I was spending some time carousing about the internets today and eventually encountered a somewhat profound question. I’m not totally sure how I ended up where I did (I don’t recall googling call girls or hookers at any point today) but my meanderings through the interweb eventually landed me on College Call Girl’s website and for reasons I don’t fully understand I was completely engrossed by her writings for hours, quite literally. Eventually while reading through the archives I found a post regarding online dating. This particular post references a site which is truly fascinating to me: Crazy Blind Date. Basically you sign up and it tries to set you up on a blind date in a potentially short period of time.
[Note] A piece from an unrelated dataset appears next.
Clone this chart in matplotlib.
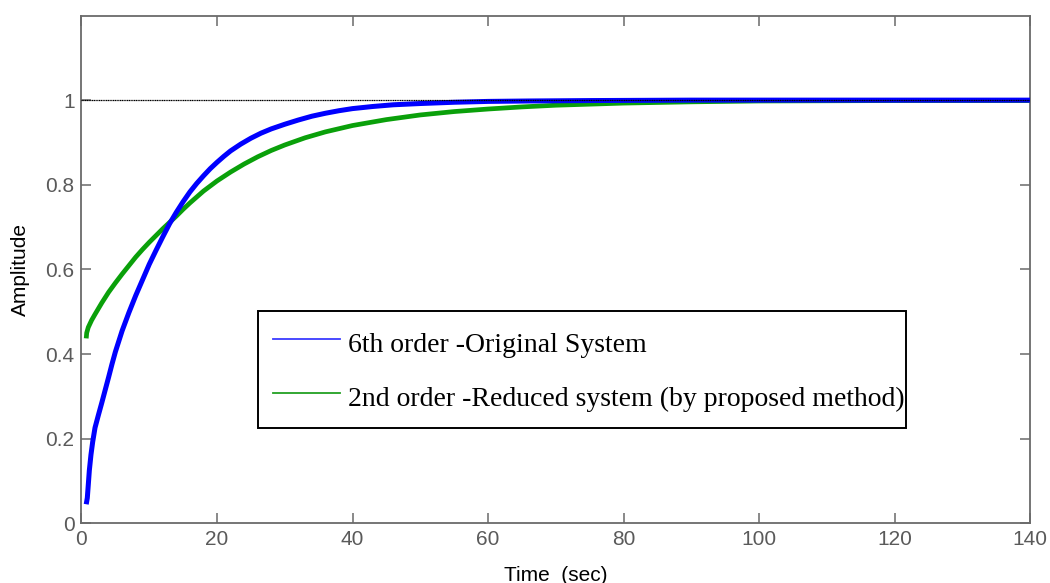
import numpy as np
import matplotlib
matplotlib.use('Agg')
from matplotlib import pyplot as plt
from matplotlib.lines import Line2D

# step response samples (time in sec, amplitude)
t_orig = [0.7, 0.86, 1.0, 1.16, 1.4, 1.65, 2.0, 2.5, 3.0, 3.5, 4.0, 4.5, 5.0, 5.5, 6.0,
          7.0, 8.0, 9.0, 10.0, 11.0, 12.0, 13.0, 14.0, 15.0, 16.0, 17.0, 18.0, 19.0,
          20.0, 21.0, 22.0, 23.5, 25.0, 26.5, 28.0, 30.0, 32.0, 34.0, 36.0, 38.0, 40.0,
          43.0, 46.0, 50.0, 55.0, 60.0, 66.0, 75.0, 90.0, 140.0]
y_orig = [0.045, 0.06, 0.09, 0.125, 0.162, 0.192, 0.226, 0.256, 0.285, 0.315, 0.345,
          0.376, 0.405, 0.43, 0.455, 0.498, 0.538, 0.575, 0.612, 0.645, 0.677, 0.708,
          0.735, 0.76, 0.783, 0.803, 0.821, 0.838, 0.853, 0.867, 0.88, 0.896, 0.91,
          0.922, 0.932, 0.943, 0.953, 0.962, 0.969, 0.975, 0.98, 0.985, 0.989, 0.992,
          0.995, 0.997, 0.998, 0.999, 1.0, 1.0]

t_red = [0.7, 0.77, 1.0, 1.5, 2.0, 3.0, 4.0, 5.0, 6.0, 7.0, 8.0, 9.0, 10.0, 11.0, 12.0,
         13.0, 14.0, 15.0, 16.0, 17.0, 18.0, 19.0, 20.0, 22.0, 24.0, 26.0, 28.0, 30.0,
         33.0, 36.0, 40.0, 45.0, 50.0, 55.0, 60.0, 65.0, 70.0, 80.0, 90.0, 100.0, 120.0,
         140.0]
y_red = [0.437, 0.45, 0.463, 0.48, 0.494, 0.521, 0.546, 0.568, 0.589, 0.609, 0.629,
         0.647, 0.664, 0.68, 0.696, 0.711, 0.726, 0.742, 0.757, 0.771, 0.785, 0.797,
         0.809, 0.83, 0.849, 0.866, 0.881, 0.894, 0.911, 0.925, 0.94, 0.954, 0.965,
         0.973, 0.979, 0.984, 0.988, 0.993, 0.996, 0.998, 0.999, 0.999]

final_value = 1.0
x_ticks = [0, 20, 40, 60, 80, 100, 120, 140]
y_ticks = [0, 0.2, 0.4, 0.6, 0.8, 1.0]
labels = ['6th order -Original System', '2nd order -Reduced system (by proposed method)']

plt.rcParams['font.family'] = ['Liberation Sans', 'DejaVu Sans']

fig = plt.figure(figsize=(10.5, 5.83), dpi=100)
ax = fig.add_axes([0.0776, 0.1024, 0.9034, 0.871])

ax.plot(t_orig, y_orig, color='#0000ff', lw=3.6, solid_joinstyle='round',
        solid_capstyle='butt', zorder=3)
ax.plot(t_red, y_red, color='#0aa00a', lw=3.4, solid_joinstyle='round',
        solid_capstyle='butt', zorder=2)
ax.plot([0, 140], [final_value, final_value], color='black', lw=0.9, ls=(0, (1, 0.4)), zorder=4)

ax.set_xlim(0, 140)
ax.set_ylim(0, 1.2)
ax.set_xticks(x_ticks)
ax.set_yticks(y_ticks)
ax.set_yticklabels(['%g' % v for v in y_ticks])

gray = '#6a6a6a'
for s in ax.spines.values():
    s.set_color(gray)
    s.set_linewidth(1.3)
ax.tick_params(direction='in', length=7, width=1.1, color=gray, labelcolor='#5a5a5a',
               labelsize=15, top=True, right=True, pad=5)

ax.set_xlabel('Time  (sec)', fontsize=15, labelpad=12)
ax.set_ylabel('Amplitude', fontsize=15, labelpad=11)

handles = [Line2D([], [], color='#3a3aff', lw=1.3),
           Line2D([], [], color='#22a022', lw=1.3)]
leg = ax.legend(handles, labels, loc='upper left', mode='expand',
                bbox_to_anchor=(0.186, 0.186, 0.683, 0.232),
                prop={'family': 'Liberation Serif', 'size': 20}, fancybox=False,
                framealpha=1, edgecolor='black', handlelength=2.4, handletextpad=0.3,
                handleheight=1.4, borderpad=0.55, labelspacing=0.8, borderaxespad=0)
leg.get_frame().set_linewidth(1.4)

plt.savefig('out.png', dpi=100)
I’m kind of in a weird place right now and the mood struck me to sign up and give it a shot. I could after all use a little more adventure in my life and I’m certainly not ‘attached’ at the moment so I figured “What the heck” (no dates for tonight we’ll see how things pan out). The people running Crazy Blind Date (CBD) also run a dating site called OkCupid which, it seems, allows users to ask questions of potential matches and then uses the answers to create chemistry between people (I’m not totally sure on this I’m just guessing). Regardless of how it actually works on OkCupid they have taken the questions generated on OkCupid and put them on CBD and I started answering them once I had my profile initially created. Most are pretty standard fare and then I ran across this gem:
If you had to choose ONLY one, would you rather...
- Have great sex
- Have great friends
- Have great love
- Have great ideas
.. and I was completely taken aback. I immediately started to check off friends and be on with it and then I realized / remembered how much gratification and personal satisfaction I get from thinking about a problem, having a great idea, and coming up with a solution. Needless to say I was now stuck between friends and ideas. Then I started thinking about what great love would mean. I know some couples in real life who are incredibly happy and seem quite capable of subsisting on their feelings for one another without a real need or longing for the companionship of others. So now I’m thinking harder about it, I don’t think I’ve ever experienced great love. At this point it starts to really eat at me, what is great love? Is great love what those super happy couples in sitcoms like How I Met Your Mother (Marshall and Lily) or is sitcom / television / movie love truly so far idealized it is never really attainable?
I ended up, as you can tell, way over-thinking this particular entreaty into my psyche and as a result I ended up not being able to answer and had to skip it. I do believe it is an important question and the answer tells you more about who people are than a number of other questions more easily answered.